Summary: Part II, Chapter I: On the Great Alkali Plain

Part II opens on an arid desert in the western plains of the United States in 1847. A gaunt man, starving and thirsty, appears on a mountain slope, clearly hoping to spot a source of water. Realizing none exists, he sits down and puts down his bundle, which turns out to be a young girl. The man tells her that all their companions, including her mother, are dead, and that they now will die too. The girl prays and looks forward to reuniting with her mother. The man and girl fall asleep, and shortly afterward, an enormous caravan of wagons and people appear on the plains below. A child spies the pink from the girl’s dress on the slope. A group of young men ascend to investigate and find the man and the girl. The man awakens and says he is John Ferrier, and he and the girl, his adopted daughter Lucy, are the only survivors of a group of twenty-one immigrants. The men lead Ferrier and Lucy to their wagons. Ferrier realizes they are Mormons, fleeing with their prophet, Brigham Young, to a new home. Young offers refuge to Ferrier and Lucy with the only requirement that they learn and adopt the Mormon religion.

Analysis: Part II, Chapter I

The setting for Part II of the novel, the Utah desert in North America, creates a strong contrast with what readers have seen up to this point and symbolizes the character and physical state of the new protagonist, John Ferrier. Instead of the bustling sounds and gray masses of London, here there is silence, emptiness, and bones of dead animals and humans. Damp air and muddy streets give way to the dry dust of the Alkalai Plain, mirroring the appearance of John Ferrier. Ferrier has “parchment-like skin” and hair that is “dashed with white,” just as the land and mountains are dashed with patches of white salt and snow. Symbols of death are everywhere: coyotes and buzzards, rocks and skeletons, and no water anywhere, symbolizing the fact that John Ferrier is literally dying of thirst.

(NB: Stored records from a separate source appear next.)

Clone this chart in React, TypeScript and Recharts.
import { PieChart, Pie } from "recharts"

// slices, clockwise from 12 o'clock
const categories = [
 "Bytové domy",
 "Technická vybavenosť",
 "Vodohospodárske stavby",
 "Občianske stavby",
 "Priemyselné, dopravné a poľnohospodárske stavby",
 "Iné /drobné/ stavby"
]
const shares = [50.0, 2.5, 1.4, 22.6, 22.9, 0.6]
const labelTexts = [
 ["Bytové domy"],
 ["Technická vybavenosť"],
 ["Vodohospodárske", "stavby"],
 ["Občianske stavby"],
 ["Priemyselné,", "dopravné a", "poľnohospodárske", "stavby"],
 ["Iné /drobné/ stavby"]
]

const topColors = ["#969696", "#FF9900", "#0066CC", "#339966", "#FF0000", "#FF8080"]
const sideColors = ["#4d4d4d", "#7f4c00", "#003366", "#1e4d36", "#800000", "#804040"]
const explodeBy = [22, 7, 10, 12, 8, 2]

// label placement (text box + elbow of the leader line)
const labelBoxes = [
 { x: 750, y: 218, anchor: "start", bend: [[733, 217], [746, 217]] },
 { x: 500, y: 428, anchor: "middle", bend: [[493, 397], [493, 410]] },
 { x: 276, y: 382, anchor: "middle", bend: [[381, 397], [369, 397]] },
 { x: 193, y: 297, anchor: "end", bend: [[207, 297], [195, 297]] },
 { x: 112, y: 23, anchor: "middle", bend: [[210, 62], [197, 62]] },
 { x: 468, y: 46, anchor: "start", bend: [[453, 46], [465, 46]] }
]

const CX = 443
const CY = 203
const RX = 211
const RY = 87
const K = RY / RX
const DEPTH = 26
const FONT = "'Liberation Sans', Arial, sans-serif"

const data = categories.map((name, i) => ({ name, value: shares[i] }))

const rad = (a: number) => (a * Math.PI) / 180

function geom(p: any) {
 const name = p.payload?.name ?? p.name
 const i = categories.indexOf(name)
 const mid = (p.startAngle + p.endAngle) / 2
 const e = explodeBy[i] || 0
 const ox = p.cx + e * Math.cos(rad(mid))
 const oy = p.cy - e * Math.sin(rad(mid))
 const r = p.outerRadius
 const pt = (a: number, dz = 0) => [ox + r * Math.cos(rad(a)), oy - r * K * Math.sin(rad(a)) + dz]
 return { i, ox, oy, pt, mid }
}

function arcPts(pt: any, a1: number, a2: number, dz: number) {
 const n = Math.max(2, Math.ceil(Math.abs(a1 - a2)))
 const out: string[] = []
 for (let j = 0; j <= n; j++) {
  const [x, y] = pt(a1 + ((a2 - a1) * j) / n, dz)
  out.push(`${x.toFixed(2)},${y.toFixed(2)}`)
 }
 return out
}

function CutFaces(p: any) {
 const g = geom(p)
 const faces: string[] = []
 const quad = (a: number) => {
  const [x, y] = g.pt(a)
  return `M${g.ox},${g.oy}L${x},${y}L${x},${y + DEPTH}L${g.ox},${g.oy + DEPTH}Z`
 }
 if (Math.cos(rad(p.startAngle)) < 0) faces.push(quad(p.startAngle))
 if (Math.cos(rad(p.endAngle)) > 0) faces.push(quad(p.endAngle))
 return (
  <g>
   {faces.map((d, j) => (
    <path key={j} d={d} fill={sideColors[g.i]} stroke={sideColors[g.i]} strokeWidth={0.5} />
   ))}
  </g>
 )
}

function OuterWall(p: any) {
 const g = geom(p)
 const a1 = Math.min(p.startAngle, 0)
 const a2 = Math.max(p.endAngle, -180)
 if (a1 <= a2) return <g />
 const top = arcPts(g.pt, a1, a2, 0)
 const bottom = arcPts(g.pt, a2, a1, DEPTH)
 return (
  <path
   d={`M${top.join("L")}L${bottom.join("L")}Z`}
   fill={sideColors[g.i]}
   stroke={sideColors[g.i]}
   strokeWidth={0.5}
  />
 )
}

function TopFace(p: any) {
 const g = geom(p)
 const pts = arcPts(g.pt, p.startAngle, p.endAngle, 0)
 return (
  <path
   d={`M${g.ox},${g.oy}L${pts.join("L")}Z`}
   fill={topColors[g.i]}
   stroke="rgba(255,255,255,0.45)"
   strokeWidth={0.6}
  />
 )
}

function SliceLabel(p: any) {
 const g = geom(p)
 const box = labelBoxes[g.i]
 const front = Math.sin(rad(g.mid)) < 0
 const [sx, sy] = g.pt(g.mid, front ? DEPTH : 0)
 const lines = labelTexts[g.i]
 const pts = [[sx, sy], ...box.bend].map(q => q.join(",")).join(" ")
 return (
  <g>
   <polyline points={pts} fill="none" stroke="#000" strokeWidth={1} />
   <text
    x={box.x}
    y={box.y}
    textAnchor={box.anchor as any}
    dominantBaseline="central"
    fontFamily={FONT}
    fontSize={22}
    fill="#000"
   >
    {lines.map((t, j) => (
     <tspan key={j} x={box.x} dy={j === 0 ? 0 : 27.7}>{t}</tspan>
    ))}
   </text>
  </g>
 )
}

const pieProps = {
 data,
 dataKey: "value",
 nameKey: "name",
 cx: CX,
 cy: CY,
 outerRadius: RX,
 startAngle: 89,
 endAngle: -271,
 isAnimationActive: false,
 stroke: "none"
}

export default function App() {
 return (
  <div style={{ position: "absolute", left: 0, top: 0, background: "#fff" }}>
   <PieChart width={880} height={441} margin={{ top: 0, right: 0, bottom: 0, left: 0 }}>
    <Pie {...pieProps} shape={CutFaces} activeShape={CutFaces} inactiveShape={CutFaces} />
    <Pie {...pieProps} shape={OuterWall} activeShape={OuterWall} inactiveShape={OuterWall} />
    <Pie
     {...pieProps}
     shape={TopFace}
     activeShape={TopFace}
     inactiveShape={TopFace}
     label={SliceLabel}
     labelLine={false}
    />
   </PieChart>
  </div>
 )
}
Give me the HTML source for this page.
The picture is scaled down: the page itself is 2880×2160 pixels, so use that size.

John Ferrier’s ruggedness and independence suits the environment, but he and his charge Lucy cannot survive there without the help of the organized and well-supplied Mormons, a dynamic which establishes the central conflict of Part II. Both Ferrier and the Mormons are tough and disciplined, but the Mormons are humorless and severe, adding a threatening aspect to their nature. The threat becomes more explicit when the Mormons choose to save John and Lucy but only under the condition that the two become Mormons “now and forever.” Ferrier understands he has no choice but to accept the terms, but his fierce independence creates an inner conflict and foreshadows trouble in the future.